L’unité de la population et notamment l’action des femmes s’est avérée déterminante …
Oui, ouvriers, chômeurs, lycéens et habitants ont multipliés les grèves et les actions. A propos de la Tunisie, on a parlé de révolution de palais et de manipulation américaine mais tout est parti d’un petit noyau d’activistes. Quatre personnes entraînent quatre autres personnes et si la police, envoyée sur place pour réprimer, tue cela passe à 400 personnes puis 800 et le mouvement s’étend rapidement passant des révoltes à une révolution.
Dans la seconde partie, vous suivez les jeunes acteurs de la transition politique dont l’arme la plus redoutable a été la circulation de l’info. Elle a aujourd’hui trouvé ses limites ?
Cette jeunesse est dépossédée de son pouvoir politique et elle peine aujourd’hui à réunir 100 personnes mais elle a grandement contribué à sortir de la dictature. Durant le mouvement ce ne sont pas les réseaux sociaux qui ont permis la chute de Ben Ali, ce sont les activistes qui ont utilisé ce médium. Après le renversement du régime les réseaux sociaux sont devenus un lieu de désinformation utilisé par tous les partis. Le problème de l’information concerne aussi la formation des journalistes. Quand vous avez relayé les infos du ministère de l’Intérieur pendant des décennies, vous ne devenez pas du jour au lendemain un journaliste d’investigation.
Avec l’entrée médiatisée d’Ennahdha dans la campagne vous évoquez la remise sur le devant de la scène d’une problématique qui arrange tous les partis et rassure sur la portée des réformes…
Dans un pays où la majorité de la population se déclare religieuse, cette question doit être abordée globalement. Ennahdha regroupe des franges de la population qui correspondent à un vrai électorat.
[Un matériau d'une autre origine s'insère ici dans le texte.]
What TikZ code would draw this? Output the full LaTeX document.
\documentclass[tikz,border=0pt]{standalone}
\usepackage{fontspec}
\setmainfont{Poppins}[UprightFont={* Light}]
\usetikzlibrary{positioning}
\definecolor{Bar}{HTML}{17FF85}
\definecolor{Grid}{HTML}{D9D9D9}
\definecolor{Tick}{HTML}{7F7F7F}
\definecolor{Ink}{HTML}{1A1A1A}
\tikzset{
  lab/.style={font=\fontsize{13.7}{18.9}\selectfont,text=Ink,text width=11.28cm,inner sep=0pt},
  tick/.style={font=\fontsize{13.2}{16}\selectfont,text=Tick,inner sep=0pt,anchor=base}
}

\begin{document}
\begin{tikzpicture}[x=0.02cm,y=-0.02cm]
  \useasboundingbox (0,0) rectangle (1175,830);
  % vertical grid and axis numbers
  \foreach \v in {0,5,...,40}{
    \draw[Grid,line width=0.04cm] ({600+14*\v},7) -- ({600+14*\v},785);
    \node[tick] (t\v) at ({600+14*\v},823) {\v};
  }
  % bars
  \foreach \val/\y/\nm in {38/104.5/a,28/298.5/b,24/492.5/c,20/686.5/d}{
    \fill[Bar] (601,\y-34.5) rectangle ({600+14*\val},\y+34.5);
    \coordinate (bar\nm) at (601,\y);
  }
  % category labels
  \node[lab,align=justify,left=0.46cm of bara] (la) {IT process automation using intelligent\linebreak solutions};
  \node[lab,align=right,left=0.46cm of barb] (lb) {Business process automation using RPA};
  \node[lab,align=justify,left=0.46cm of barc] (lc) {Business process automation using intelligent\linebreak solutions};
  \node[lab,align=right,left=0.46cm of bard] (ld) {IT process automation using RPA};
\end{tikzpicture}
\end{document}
Pour les partis musulmans radicaux ce parti s’éloigne de la pratique des «bons musulmans», pour les laïques il va restreindre dangereusement les libertés tandis que les libéraux y voit un cheval de Troie potentiel pour le retour de l’ancien régime.
Mais la vraie question c’est de réduire le chômage et relancer l’économie partout dans le pays.